Generalized inverse = normal inverse

\[ \vb R^M = \vb R^D = \vb I \]

4.5.2 Inverse problem types - Over-determined

\[N>r=M\]

Generalized inverse = least-squares inverse

\[\vb G^\dagger = (\vb G^T \vb G)^{-1}\vb G^T = \vb V_r \vb \Sigma_r^{-2} \vb V_r^T \vb V_r \vb \Sigma_r \vb U_r^T = \vb V_r \vb \Sigma_r^{-1} \vb U_r^T \]

\[ \vb R^M = \vb I \quad , \quad \vb R^D \ne \vb I \]

4.5.3 Inverse problem types - Under-determined

\[N=r<M\]

Generalized inverse = minimum-norm inverse

\[\vb G^\dagger = \vb G^T(\vb G \vb G^T)^{-1} = \vb V_r \vb \Sigma_r \vb U_r^T \vb U_r \vb \Sigma_r^{-2} \vb U_r^T = \vb V_r \vb \Sigma_r^{-1} \vb U_r^T \]

\[ \vb R^M \ne \vb I \quad , \quad \vb R^D = \vb I \]

4.5.4 Inverse problem types - Mixed-determined

\[r<N \quad\mbox{and}\quad r<M\]

The generalized inverse

\[\vb G^\dagger = \vb V_r \vb \Sigma_r^{-1} \vb U_r^T \]

handles both over-determined and underdetermined model parts.

\[ \vb R^M \ne \vb I \quad , \quad \vb R^D \ne \vb I \]

4.5.5 The problem of small eigenvalues

Let the generalized inverse \(\vb G^\dagger = \vb V_r \vb \Sigma_r^{-1} \vb U_r^T\) invert noisy data \(\vb G \vb m + \vb n\)

\[ \vb G^\dagger (\vb G \vb m + \vb n) = \vb G^\dagger\vb G\vb m + \vb G^\dagger \vb n = \vb R^M + \sum\limits_{i=1}^r \frac{\vb u_i^T \vb n}{\sigma_i} \vb v_i \]

The projection of the noise into the data eigenvectors is generating model eigenvector contributions. However, these can be very large as the eigenvalue is in the denominator.

Problem

Small eigenvalues amplify noise in the data!

4.5.5.1 Moderate Example

Consider a simple example of four data and model

\[ \vb G = \mqty(1&1&0&0\\1&1.1&0&0\\0&0&1&0.5\\0&0&0.5&1) \]

Let the model be simple numbers \(\vb m=[10, 11, 12, 13]^T\)

leading to the data vector \(\Rightarrow \vb d=[21.0, 22.1, 18.5, 19.0]^T\)

For the error, we choose \(\epsilon=0.2\), which is just about 1% of the data.

If we now compute models for four different noise realizations

mi = np.linalg.pinv(G) @ (G@m + np.random.randn(4)*eps)

we obtain quite different models, e.g.,

\(\vb m^1=[4.45, 16.24, 11.62, 13.37]\)
\(\vb m^2=[9.92, 10.92, 12.36, 12.59]\)
\(\vb m^3=[15.11, 6.2, 11.66, 13.41]\)
\(\vb m^4=[4.11, 16.76, 11.74, 13.05]\)
\(\vb m^5=[4.4, 16.48, 11.55, 13.19]\)

Whereas the last two values are recovered quite well, the first are varying and different from the synthetics.
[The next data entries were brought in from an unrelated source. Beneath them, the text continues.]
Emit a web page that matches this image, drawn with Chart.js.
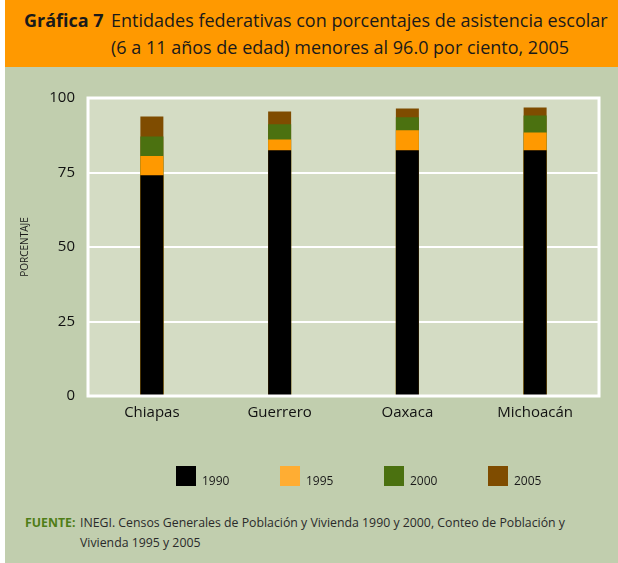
<!DOCTYPE html>
<html>
<head>
<meta charset="utf-8">
<script src="https://cdn.jsdelivr.net/npm/chart.js@4.4.0/dist/chart.umd.min.js"></script>
<style>
  body { margin: 0; background: #fff; }
  #page { position: relative; width: 618px; height: 563px; overflow: hidden; }
  #panel { position: absolute; left: 5px; top: 0; width: 613px; height: 563px; background: #c1ceae; }
  #header { position: absolute; left: 5px; top: 0; width: 613px; height: 67px; background: #ff9900; }
  #title { position: absolute; left: 24px; top: 7px; display: flex; white-space: nowrap; font-family: "Open Sans", sans-serif; font-size: 18px; line-height: 27px; color: #1a1a1a; }
  #title .num { font-weight: bold; width: 87px; }
  #chartWrap { position: absolute; left: 0; top: 67px; width: 618px; height: 430px; }
  #footer { position: absolute; left: 25px; top: 513px; display: flex; white-space: nowrap; font-family: "Open Sans", sans-serif; font-size: 12.3px; line-height: 20px; color: #2a2a2a; }
  #footer .src { color: #4f7d17; font-weight: bold; width: 55px; }
</style>
</head>
<body>
<div id="page">
  <div id="panel"></div>
  <div id="header"></div>
  <div id="title">
    <div class="num">Gráfica 7</div>
    <div>Entidades federativas con porcentajes de asistencia escolar<br>(6 a 11 años de edad) menores al 96.0 por ciento, 2005</div>
  </div>
  <div id="chartWrap"><canvas id="chart"></canvas></div>
  <div id="footer">
    <div class="src">FUENTE:</div>
    <div>INEGI. Censos Generales de Población y Vivienda 1990 y 2000, Conteo de Población y<br>Vivienda 1995 y 2005</div>
  </div>
</div>
<script>
// Data
const categories = ['Chiapas', 'Guerrero', 'Oaxaca', 'Michoacán'];
const years = ['1990', '1995', '2000', '2005'];
const values1990 = [74.1, 82.5, 82.5, 82.5];
const values1995 = [80.5, 86.1, 89.2, 88.4];
const values2000 = [87.1, 91.2, 93.5, 94.1];
const values2005 = [93.8, 95.5, 96.5, 96.8];
const yTicks = [0, 25, 50, 75, 100];

const colors = ['#000000', '#ff9900', '#4b7110', '#7f4c00'];
const legendColors = ['#000000', '#ffad33', '#4b7110', '#7f4c00'];

// Plot background and white frame
const plotFrame = {
    id: 'plotFrame',
    beforeDraw(chart) {
        const a = chart.chartArea;
        const ctx = chart.ctx;
        ctx.save();
        ctx.fillStyle = '#d4dcc4';
        ctx.fillRect(a.left, a.top, a.right - a.left, a.bottom - a.top);
        ctx.restore();
    },
    afterDatasetsDraw(chart) {
        const a = chart.chartArea;
        const ctx = chart.ctx;
        ctx.save();
        ctx.strokeStyle = '#ffffff';
        ctx.lineWidth = 3;
        ctx.strokeRect(a.left, a.top, a.right - a.left, a.bottom - a.top);
        ctx.restore();
    }
};

// Legend drawn below the axis
const bottomLegend = {
    id: 'bottomLegend',
    afterDraw(chart) {
        const ctx = chart.ctx;
        ctx.save();
        ctx.font = '12px "Open Sans", sans-serif';
        ctx.textBaseline = 'alphabetic';
        chart.data.datasets.forEach((ds, i) => {
            const x = 176 + i * 104;
            const y = 399;
            ctx.fillStyle = legendColors[i];
            ctx.fillRect(x, y, 20, 20);
            ctx.fillStyle = '#1a1a1a';
            ctx.fillText(ds.label, x + 26, y + 19);
        });
        ctx.restore();
    }
};

const ctx = document.getElementById('chart').getContext('2d');
new Chart(ctx, {
    type: 'bar',
    data: {
        labels: categories,
        datasets: [
            { label: years[0], data: values1990, backgroundColor: colors[0] },
            { label: years[1], data: values1995, backgroundColor: colors[1] },
            { label: years[2], data: values2000, backgroundColor: colors[2] },
            { label: years[3], data: values2005, backgroundColor: colors[3] }
        ]
    },
    options: {
        responsive: true,
        maintainAspectRatio: false,
        animation: false,
        layout: { padding: { top: 31, right: 19, left: 0, bottom: 0 } },
        datasets: { bar: { categoryPercentage: 1, barPercentage: 0.18, borderWidth: 0 } },
        plugins: {
            legend: { display: false },
            tooltip: { enabled: false }
        },
        scales: {
            x: {
                stacked: true,
                grid: { display: false, drawTicks: false },
                border: { display: false },
                ticks: { color: '#111111', padding: 8, font: { family: 'Open Sans', size: 15 } },
                afterFit(scale) { scale.height = 101; }
            },
            y: {
                stacked: false,
                min: 0,
                max: 100,
                afterBuildTicks(scale) { scale.ticks = yTicks.map(v => ({ value: v })); },
                grid: { color: '#ffffff', lineWidth: 2, drawTicks: false },
                border: { display: false },
                ticks: { color: '#111111', padding: 13, font: { family: 'Open Sans', size: 15 } },
                title: {
                    display: true,
                    text: 'PORCENTAJE',
                    color: '#1a1a1a',
                    font: { family: 'Open Sans', size: 10 },
                    padding: { top: 19, bottom: 0 }
                },
                afterFit(scale) { scale.width = 88; }
            }
        }
    },
    plugins: [plotFrame, bottomLegend]
});
</script>
</body>
</html>
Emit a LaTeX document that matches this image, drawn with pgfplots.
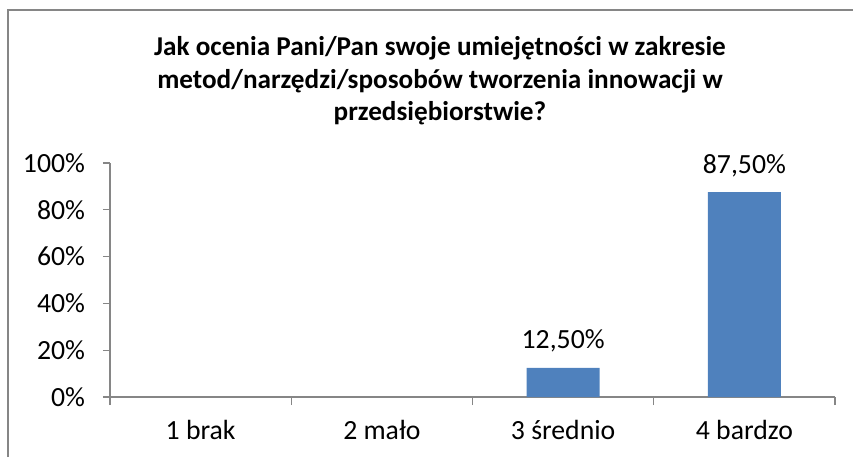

Even small noise levels let the solution explode.

Looking at the singular value spectrum we observe two big, a medium and a rather small value (2.5% of the biggest) \(\sigma_i=[2.05, 1.5, 0.5, 0.05]\)

The latter one is responsible for the problems.

4.5.5.2 Solution: drop small singular values

If we approximate the matrix by the biggest three only , using a cutoff of 10%

mi = np.linalg.pinv(G, rtol=0.1) @ (G@m+np.random.randn(4)*eps)

we obtain values that are more stable and much closer to the synthetics

\(\vb m^1=[10.36, 10.89, 12.07, 13.2]\)
\(\vb m^2=[10.29, 10.82, 11.67, 13.08]\)
\(\vb m^3=[10.32, 10.84, 11.97, 13.16]\)
\(\vb m^4=[10.25, 10.78, 11.81, 13.04]\)
\(\vb m^3=[10.29, 10.82, 11.71, 13.13]\)

The solution is much less noise-depending!

4.6 Truncated SVD (TSVD)

Look at the singular value spectrum
Choose a maximum number \(p\) or rtol and compute (e.g. by pinv) \[\vb G^\dagger_p = \vb V_p \vb\Sigma_p^{-1}\vb U_p^T\]
How to choose \(p\)? Trade-off between resolution and artifacts.

Discrepancy principle (free after Occam)

Look at data fit and choose \(p\) such that the data can be fitted within the error.